Put All Your Eggs (and Sperm) in One Basket

Panel on Material Donation Registry Gets to the Roots of the Situation

Vardit Ravitsky turns to fellow panelists Vincent Couture and Vanessa Gruben during a talk at McGill University on Nov. 2.  Photo Julia Miele

Bioethics professor Vardit Ravitsky approaches the podium and stops before addressing the people seated before her in McGill University’s Chancellor Day Hall.

Glancing around the room, she asks the audience a question that creates a pregnant pause.

“If you found out later tonight that the father who raised you is not genetically related to you, would it matter?”

A lot of people raise their hands without a moment’s hesitation, some wait a bit before tentatively extending their arms, and others remained unmoved. Ravitsky nods before continuing, “I used the term ‘matter’ vaguely here because it could matter to different people for different reasons.”

Ravitsky, who teaches at UdeM, was speaking on Nov. 2 at a discussion panel on the sperm and egg donor registry situation in Canada. The McGill Journal of Law and Health hosted the event. Vanessa Gruben, a professor of law at the University of Ottawa, and doctoral student Vincent Couture also participated. They set the stage on why it is of such vital importance that we make the identities of sperm and egg donors accessible to their “offspring.”

Ravitsky discussed how some parents who used sperm or egg donor services want to keep donor identities secret in order to have control over the relationship with their children. In some cases, the donors themselves request anonymity, to avoid certain issues like child welfare and other financial responsibilities.

Donor clinics also have a hand in this anonymity process. Ravitsky said it’s probably because they have “an interest in keeping the process simple” and they’d rather not “be burdened with managing registries and keeping files for decades.”

Ravitsky gave the example of a donor clinic in the United States that recently went bankrupt. It had many records of donors stashed away in a shed rented for safekeeping. But the clinic ran out of funds and was soon unable to continue paying rent. They lost all the records, “the genetic origins of thousands who may have wanted access to that information,” according to Ravitsky who shook her head before proceeding with the panel.

The wellbeing of “donor conceived” individuals was the main focus of the discussion. There are many different reasons they could have for wanting to know the identity of their donor: some wish to know their medical history, while others place urgency on knowing and being able to obtain the missing piece to their identity.

“Would you tolerate being told you had no right to any of that? Denied access to your roots?” Ravitsky said.

“Would you tolerate being told you had no right to any of that?
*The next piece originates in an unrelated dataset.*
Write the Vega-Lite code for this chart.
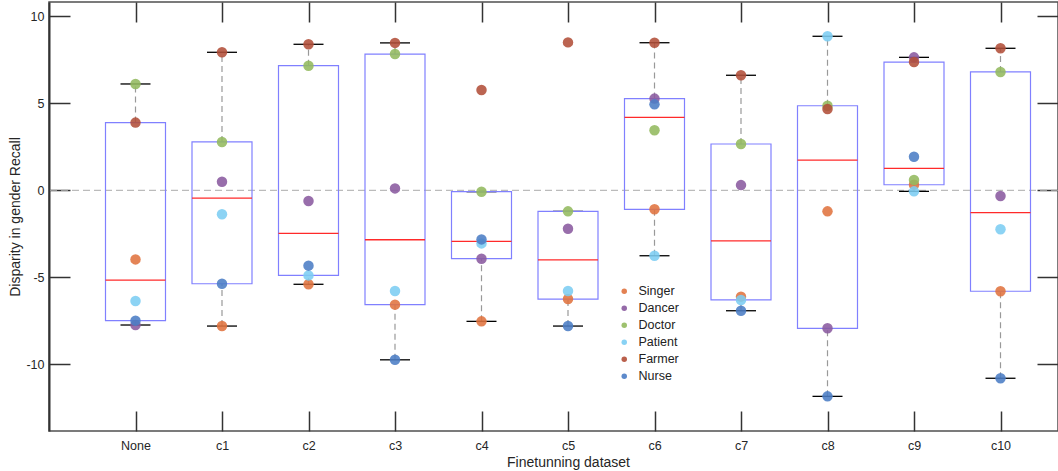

Denied access to your roots?” – Vardit Ratvisky, professor of bioethics at Universite de Montreal

On the other hand, Gruben spoke more about the legal issues concerning sperm and egg registries.

She brought up the 2013 Pratten v British Columbia court case as one example. “[Olivia] Pratten had challenged the provincial rules around disclosure information to donor-conceived offspring,” she said. Pratten herself was conceived from a donor and wished to gain access to his or her identity and to help others who wished to do the same.

“[Pratten] argued that she had a freestanding right to know her genetic origins,” Gruben said. Pratten also argued that B.C.’s adoption registration was discriminatory to donor-conceived people.

Pratten’s second argument succeeded, the judge agreed that there was discrimination against donor offspring, but her first argument failed. Pratten is still being withheld from her by the clinic.

All three speakers restated the same point: that donor-conceived individuals who are denied access to their donor’s information will suffer psychological distress and struggle with identity formation, all while hereditary medical issues go unnoticed. And there’s always that fear of accidentally getting romantically involved with your half-sibling.

This repetition left some attendees feeling as though the discussion was one-sided.

“I think we could have benefitted from having someone that didn’t agree with them,” audience member Rachel Bleetman said. “I didn’t really know much about it, so it would have been nice to hear from both sides.”

Bleetman admitted that she initially believed it was no one’s business to interfere with the donors’ lives. “But now, kind of hearing the arguments from the panel tonight, I can see more and more why it can be important.”

Right now, Health Canada is calling for submissions where anyone can write a comment regarding the registry issue and submit it to the government. “Any citizen can express the support for the ban on anonymity,” Ravitsky said. “This is one thing that students can do to help the cause.”

“Just continue to protest and create relations and connections with people and make this topic known,” Vincent Couture added. “People have strange ideas on this assisted method of conceiving, so just try to make it clear and keep talking about it.”